Instruction: Skip the pictures. Set down, word for word, the lines from the start of the material up to and including the line with "W, H = 867, 470".

Given information:
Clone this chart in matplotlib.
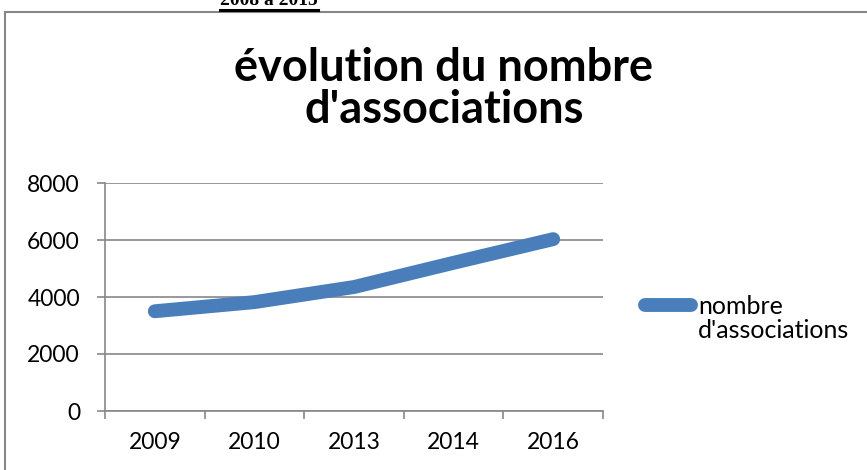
import matplotlib.pyplot as plt
from matplotlib.patches import Rectangle
from matplotlib.lines import Line2D

years = ["2009", "2010", "2013", "2014", "2016"]
associations = [3500, 3820, 4350, 5200, 6030]
y_ticks = [0, 2000, 4000, 6000, 8000]

title = "évolution du nombre\nd'associations"
series_name = "nombre"
series_name_2 = "d'associations"
top_caption = "2008 à 2015"

plt.rcParams["font.family"] = ["Lato", "DejaVu Sans"]
grey = "#878787"
blue = "#4A7EBB"

fig = plt.figure(figsize=(8.67, 4.70), dpi=100)
W, H = 867, 470

# outer chart border (extends past right and bottom of the crop)
fig.patches.append(Rectangle((5 / W, -0.1), 1.2, 1.1 - 12 / H, transform=fig.transFigure,
                             fill=False, edgecolor=grey, lw=1.5))

# clipped caption from the page above
fig.text(269 / W, 1 - 5 / H, top_caption, ha="center", va="baseline",
         family="Liberation Serif", weight="bold", fontsize=14)
fig.lines.append(Line2D([220 / W, 318 / W], [1 - 9.5 / H, 1 - 9.5 / H],
                        transform=fig.transFigure, color="black", lw=2.2))

ax = fig.add_axes([105 / W, 1 - 411 / H, (603 - 105) / W, (411 - 183) / H])
x = list(range(len(years)))
ax.plot(x, associations, color=blue, lw=10, solid_capstyle="round",
        solid_joinstyle="round", zorder=3)

ax.set_xlim(-0.5, len(years) - 0.5)
ax.set_ylim(0, 8000)
ax.set_yticks(y_ticks)
ax.set_yticklabels([str(v) for v in y_ticks])
ax.set_xticks(x)
ax.set_xticklabels(years)
ax.set_xticks([i - 0.5 for i in range(len(years) + 1)], minor=True)
ax.tick_params(axis="x", which="major", length=0, pad=15, labelsize=16.5)
ax.tick_params(axis="x", which="minor", length=6, width=1.2, color=grey, direction="out")
ax.tick_params(axis="y", length=6, width=1.2, color=grey, pad=12, labelsize=16.5)

ax.grid(axis="y", color=grey, lw=1.2)
ax.set_axisbelow(True)
for side in ["top", "right"]:
    ax.spines[side].set_visible(False)
for side in ["left", "bottom"]:
    ax.spines[side].set_color(grey)
    ax.spines[side].set_linewidth(1.2)

fig.text(444 / W, 1 - 123 / H, title, ha="center", va="baseline",
         fontsize=32.5, weight="bold", linespacing=1.0)

leg = ax.legend([series_name], loc="upper left", bbox_to_anchor=(632 / W, 1 - 282 / H),
                bbox_transform=fig.transFigure, frameon=False, handlelength=1.85,
                handletextpad=0.32, borderpad=0, fontsize=18)
fig.text(698 / W, 1 - 338 / H, series_name_2, fontsize=18, va="baseline")

fig.savefig("out.png", dpi=100)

Exercise solution:
Clone this chart in matplotlib.
import matplotlib.pyplot as plt
from matplotlib.patches import Rectangle
from matplotlib.lines import Line2D

years = ["2009", "2010", "2013", "2014", "2016"]
associations = [3500, 3820, 4350, 5200, 6030]
y_ticks = [0, 2000, 4000, 6000, 8000]

title = "évolution du nombre\nd'associations"
series_name = "nombre"
series_name_2 = "d'associations"
top_caption = "2008 à 2015"

plt.rcParams["font.family"] = ["Lato", "DejaVu Sans"]
grey = "#878787"
blue = "#4A7EBB"

fig = plt.figure(figsize=(8.67, 4.70), dpi=100)
W, H = 867, 470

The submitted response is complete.